2.       Online Whole-class Workshop Reflection Assignment

  • Students write one Metacognitive Journal Entry about their first Whole-class Workshop experience after the first week of workshops.

3.        Similar to a face-to-face class, if students are absent, they get 0 points for participation, and their grade is negatively affected. (Students who test me, meaning, perhaps, if they don’t participate, I won’t find out, write to me right away to inform me they misunderstood the assignment when they notice their grade significantly dropped.) I, of course, allow online students to add their feedback. In my face-to-face classes, as stated in the syllabus, students cannot make up missed Whole-class Workshops.
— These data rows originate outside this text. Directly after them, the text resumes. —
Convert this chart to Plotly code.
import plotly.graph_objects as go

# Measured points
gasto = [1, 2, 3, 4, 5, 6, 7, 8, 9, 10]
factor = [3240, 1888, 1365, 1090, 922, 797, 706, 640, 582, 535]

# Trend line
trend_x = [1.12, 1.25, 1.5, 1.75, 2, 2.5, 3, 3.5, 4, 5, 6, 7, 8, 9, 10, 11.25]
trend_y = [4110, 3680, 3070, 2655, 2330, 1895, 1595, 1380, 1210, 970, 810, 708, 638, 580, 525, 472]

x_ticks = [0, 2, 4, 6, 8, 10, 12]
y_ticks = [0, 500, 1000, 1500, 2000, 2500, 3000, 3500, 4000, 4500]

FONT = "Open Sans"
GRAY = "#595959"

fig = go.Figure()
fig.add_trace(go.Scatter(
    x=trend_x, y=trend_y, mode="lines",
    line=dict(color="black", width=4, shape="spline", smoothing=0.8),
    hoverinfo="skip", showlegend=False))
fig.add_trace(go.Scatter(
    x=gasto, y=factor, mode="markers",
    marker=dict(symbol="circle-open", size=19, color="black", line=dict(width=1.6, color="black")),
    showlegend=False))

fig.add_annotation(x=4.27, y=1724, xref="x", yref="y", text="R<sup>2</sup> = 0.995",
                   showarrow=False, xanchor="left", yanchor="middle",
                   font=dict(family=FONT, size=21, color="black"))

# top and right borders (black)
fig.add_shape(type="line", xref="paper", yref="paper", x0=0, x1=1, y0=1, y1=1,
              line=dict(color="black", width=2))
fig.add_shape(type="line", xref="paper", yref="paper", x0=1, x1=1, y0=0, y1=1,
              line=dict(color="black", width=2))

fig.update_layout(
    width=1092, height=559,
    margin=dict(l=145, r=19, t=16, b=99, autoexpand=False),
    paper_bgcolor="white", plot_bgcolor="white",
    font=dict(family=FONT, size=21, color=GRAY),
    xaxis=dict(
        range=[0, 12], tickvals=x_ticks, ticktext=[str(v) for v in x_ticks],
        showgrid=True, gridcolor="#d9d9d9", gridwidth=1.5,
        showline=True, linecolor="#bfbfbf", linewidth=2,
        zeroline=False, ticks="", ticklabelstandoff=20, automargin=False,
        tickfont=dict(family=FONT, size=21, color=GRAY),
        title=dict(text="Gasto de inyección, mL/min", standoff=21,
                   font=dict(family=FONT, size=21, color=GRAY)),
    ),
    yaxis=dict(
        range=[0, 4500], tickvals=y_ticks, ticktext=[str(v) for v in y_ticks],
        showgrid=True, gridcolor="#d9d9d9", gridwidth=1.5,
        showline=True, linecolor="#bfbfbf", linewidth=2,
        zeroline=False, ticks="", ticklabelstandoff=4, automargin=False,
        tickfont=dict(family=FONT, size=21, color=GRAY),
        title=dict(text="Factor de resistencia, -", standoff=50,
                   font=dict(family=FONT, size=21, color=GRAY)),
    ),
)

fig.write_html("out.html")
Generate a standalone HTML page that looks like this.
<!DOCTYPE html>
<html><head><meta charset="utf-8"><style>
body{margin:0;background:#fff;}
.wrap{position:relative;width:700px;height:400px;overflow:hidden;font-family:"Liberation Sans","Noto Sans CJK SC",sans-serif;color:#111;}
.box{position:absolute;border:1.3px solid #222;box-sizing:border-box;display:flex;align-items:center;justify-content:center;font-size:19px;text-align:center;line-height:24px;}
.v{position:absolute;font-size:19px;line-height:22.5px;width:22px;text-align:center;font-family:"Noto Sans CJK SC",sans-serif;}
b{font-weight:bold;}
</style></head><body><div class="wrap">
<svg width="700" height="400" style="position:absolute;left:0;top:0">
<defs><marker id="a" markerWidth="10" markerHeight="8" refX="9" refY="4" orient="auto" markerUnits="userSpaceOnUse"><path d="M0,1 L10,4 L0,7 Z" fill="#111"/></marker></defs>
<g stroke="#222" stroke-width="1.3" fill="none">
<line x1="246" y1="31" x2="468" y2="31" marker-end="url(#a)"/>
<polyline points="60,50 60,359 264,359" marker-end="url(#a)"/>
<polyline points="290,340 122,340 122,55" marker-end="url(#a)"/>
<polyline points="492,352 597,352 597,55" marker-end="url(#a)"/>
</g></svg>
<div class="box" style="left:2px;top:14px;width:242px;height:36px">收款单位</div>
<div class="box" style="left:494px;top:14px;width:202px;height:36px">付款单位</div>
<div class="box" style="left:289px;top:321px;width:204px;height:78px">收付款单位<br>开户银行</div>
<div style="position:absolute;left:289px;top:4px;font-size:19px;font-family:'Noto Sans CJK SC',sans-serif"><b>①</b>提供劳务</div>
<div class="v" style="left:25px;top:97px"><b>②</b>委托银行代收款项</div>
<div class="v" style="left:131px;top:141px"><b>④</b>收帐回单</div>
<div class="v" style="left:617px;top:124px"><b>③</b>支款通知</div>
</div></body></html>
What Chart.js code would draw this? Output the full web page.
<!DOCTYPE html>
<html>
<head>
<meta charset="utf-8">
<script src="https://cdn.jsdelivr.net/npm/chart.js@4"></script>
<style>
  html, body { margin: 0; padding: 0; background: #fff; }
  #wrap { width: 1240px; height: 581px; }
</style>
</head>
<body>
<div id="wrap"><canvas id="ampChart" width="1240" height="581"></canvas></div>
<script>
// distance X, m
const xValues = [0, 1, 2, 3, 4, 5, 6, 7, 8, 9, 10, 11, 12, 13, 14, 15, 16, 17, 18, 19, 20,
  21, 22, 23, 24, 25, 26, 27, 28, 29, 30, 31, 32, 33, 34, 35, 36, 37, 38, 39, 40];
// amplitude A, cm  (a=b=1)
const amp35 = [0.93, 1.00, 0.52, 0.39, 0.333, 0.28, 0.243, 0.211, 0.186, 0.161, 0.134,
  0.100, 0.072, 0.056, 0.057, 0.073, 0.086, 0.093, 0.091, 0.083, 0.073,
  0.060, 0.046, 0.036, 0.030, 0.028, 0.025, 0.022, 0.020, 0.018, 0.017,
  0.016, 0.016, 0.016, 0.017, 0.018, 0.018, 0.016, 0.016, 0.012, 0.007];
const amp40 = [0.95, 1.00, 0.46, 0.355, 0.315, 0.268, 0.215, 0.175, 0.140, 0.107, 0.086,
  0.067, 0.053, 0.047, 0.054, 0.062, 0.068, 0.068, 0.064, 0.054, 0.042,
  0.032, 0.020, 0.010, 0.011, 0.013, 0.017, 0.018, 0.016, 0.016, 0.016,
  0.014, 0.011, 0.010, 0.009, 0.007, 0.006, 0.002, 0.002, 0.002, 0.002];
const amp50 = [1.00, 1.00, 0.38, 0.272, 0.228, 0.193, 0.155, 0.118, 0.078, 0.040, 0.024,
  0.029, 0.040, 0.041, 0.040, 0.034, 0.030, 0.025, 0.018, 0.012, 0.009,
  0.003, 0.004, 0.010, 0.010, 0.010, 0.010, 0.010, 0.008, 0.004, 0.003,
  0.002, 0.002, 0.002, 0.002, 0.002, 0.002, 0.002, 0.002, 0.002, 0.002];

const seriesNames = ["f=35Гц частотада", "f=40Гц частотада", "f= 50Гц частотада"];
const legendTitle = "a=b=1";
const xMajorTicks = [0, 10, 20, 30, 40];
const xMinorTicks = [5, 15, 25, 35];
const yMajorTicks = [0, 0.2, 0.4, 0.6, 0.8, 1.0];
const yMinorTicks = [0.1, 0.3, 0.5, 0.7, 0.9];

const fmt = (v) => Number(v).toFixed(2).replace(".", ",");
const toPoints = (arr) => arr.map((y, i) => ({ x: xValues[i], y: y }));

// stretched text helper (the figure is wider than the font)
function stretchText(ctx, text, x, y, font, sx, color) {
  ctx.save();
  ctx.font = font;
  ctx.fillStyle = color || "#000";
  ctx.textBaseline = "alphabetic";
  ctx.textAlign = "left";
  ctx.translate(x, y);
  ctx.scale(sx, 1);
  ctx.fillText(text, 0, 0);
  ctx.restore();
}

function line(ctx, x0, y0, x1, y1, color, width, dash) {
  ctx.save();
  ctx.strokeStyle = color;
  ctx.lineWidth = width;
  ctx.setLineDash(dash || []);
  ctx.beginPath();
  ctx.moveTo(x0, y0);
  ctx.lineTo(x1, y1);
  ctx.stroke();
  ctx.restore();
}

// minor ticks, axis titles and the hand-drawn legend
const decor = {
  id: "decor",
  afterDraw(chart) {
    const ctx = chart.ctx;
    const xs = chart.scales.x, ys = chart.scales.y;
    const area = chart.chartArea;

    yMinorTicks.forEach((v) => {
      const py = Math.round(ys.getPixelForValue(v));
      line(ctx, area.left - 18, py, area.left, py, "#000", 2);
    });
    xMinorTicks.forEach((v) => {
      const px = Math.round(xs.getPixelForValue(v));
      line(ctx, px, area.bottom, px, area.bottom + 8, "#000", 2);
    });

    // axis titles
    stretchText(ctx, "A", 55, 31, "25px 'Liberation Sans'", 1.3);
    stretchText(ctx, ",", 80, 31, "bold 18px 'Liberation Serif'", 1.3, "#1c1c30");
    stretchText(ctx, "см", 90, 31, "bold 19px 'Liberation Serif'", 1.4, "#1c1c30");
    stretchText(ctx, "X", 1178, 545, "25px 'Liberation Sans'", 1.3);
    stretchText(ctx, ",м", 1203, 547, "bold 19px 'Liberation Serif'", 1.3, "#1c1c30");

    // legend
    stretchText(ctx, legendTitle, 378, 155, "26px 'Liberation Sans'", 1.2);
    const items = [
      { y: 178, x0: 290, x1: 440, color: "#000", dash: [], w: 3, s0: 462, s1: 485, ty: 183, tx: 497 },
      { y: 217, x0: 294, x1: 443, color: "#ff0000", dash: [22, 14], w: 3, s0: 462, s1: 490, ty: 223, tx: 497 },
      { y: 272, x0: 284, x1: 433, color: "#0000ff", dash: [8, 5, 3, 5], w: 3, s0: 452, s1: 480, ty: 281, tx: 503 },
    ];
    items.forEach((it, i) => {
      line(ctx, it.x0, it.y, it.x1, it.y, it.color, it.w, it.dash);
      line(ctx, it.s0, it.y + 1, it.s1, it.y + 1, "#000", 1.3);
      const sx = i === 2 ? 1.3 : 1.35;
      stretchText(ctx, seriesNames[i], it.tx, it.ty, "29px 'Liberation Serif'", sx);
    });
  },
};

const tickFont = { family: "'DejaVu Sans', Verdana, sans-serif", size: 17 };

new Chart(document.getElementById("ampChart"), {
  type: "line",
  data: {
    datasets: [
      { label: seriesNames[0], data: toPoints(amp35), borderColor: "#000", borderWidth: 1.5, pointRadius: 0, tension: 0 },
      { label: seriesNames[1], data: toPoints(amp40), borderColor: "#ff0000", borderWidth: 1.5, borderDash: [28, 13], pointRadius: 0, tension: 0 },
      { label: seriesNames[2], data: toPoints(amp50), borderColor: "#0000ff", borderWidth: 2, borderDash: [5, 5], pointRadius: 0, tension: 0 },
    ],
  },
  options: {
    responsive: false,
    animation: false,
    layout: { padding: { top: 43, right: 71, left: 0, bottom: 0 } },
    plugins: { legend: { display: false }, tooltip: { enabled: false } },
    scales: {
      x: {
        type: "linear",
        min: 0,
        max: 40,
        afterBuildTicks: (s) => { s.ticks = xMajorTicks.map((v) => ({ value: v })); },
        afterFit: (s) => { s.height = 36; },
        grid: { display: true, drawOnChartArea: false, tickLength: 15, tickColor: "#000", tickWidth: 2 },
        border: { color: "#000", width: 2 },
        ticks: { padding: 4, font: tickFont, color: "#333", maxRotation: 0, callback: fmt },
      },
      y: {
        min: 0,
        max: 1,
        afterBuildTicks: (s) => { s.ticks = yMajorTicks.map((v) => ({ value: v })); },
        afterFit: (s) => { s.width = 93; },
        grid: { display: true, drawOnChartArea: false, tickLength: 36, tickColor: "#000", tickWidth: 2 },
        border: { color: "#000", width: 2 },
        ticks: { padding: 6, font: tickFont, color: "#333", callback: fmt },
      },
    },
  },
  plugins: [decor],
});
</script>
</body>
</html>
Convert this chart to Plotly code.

Whole-class Workshop Failures and Successes

In my few years of teaching online teaching, I have only had three or four memorable negative Whole-class Workshop incidents: 1) The white male student who did not think his fellow Black female classmate should write about racism 2) The white male student who would not address his classmates by name. 3) A female Latina student who claimed in a Metacognitive Journal Entry (private message) her fellow classmates’ feedback was not strong. I responded to the student that, perhaps, it meant she was a high caliber writer; I also shared my not so favorable college peer-editing experiences. Not surprisingly, when it was finally her turn to receive feedback on her paper, her classmates did provide constructive feedback.

Students in my face-to-face class and online classes get to share an essay that they are proud of or a paper that they are struggling with (I do not decide this—this is the pattern I have observed). At the end of each workshop, students leave a workshop with more than a handful of ideas they can apply to their essays (In my classes, revisions are due at the end of the semester). Students comment on how much they appreciated reading their classmates writing styles. Over the years, I have enjoyed being part of these discussions, and judging from students’ body language in my face-to-face classes, they too enjoy Whole-class Workshops since  these workshops allow students to grow as writers and thinkers. And students know it!